Tuesday, November 18, 2008

The Excursion

Frances Brooke's The Excursion (1777) is funny, sly, cheeky and very entertaining. It is very much in the vein of Fanny Burney's Evelina (but not quite as good). While I was reading this, I couldn't help but think how much I would have loved to have known Frances Brooke - she seems like she'd be a lot of fun!

The Excursion is about the "excursion" of a young lady to London. Maria, the young lady in question, has lived in the country her whole life, but starts to wish for a "coronet" (to marry a member of the nobility), so off she goes. Predictably, all sorts of wild and wonderful things happen there. She falls in love, spends way too much money, becomes briefly addicted to gambling, and has the play she has written rejected by a theater manager (a not subtle at all parody of David Garrick, who had some not very pleasant interactions with Brooke). I spent half the book being irritated with Maria for being so dumb, and feeling strangely maternal and protective towards her.

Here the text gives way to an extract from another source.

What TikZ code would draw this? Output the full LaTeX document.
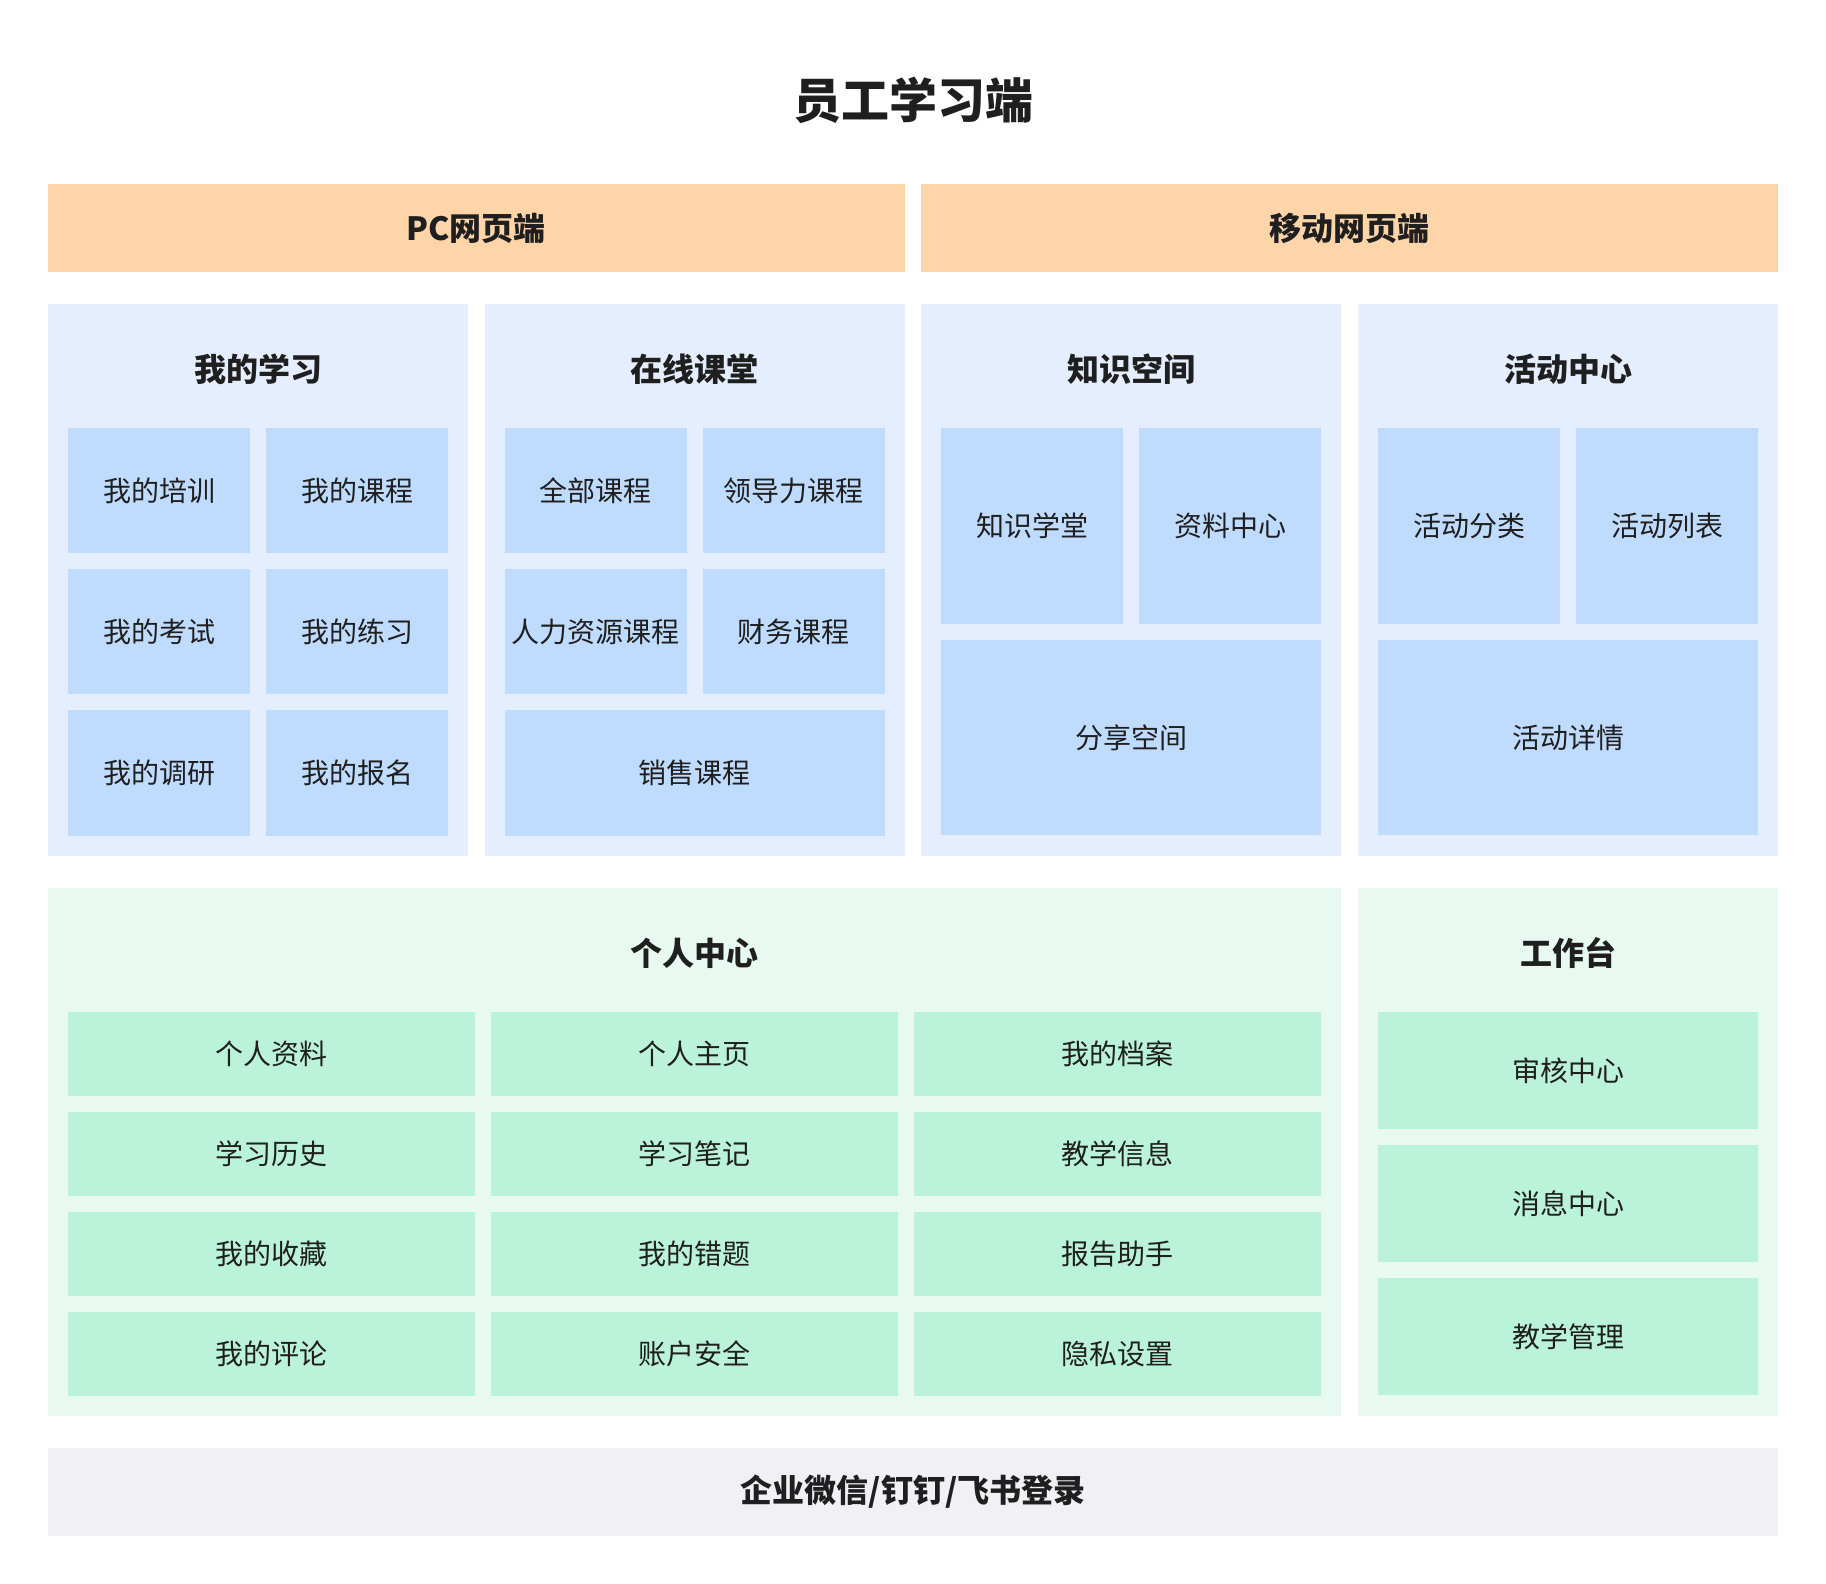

The best part of the novel is definitely Brooke's narrative voice. The narrator is like a proto-Jane Austen narrative voice - it's a bit sly, it's a bit ironic, but it's very sympathetic and wise. Brooke uses chapters very effectively to signal her way around the text, often ending a chapter by saying something along the lines of "okay, you've seen this scene. Let's look at another scene happening at the same time as this one". That could get irritating, but it really works for her.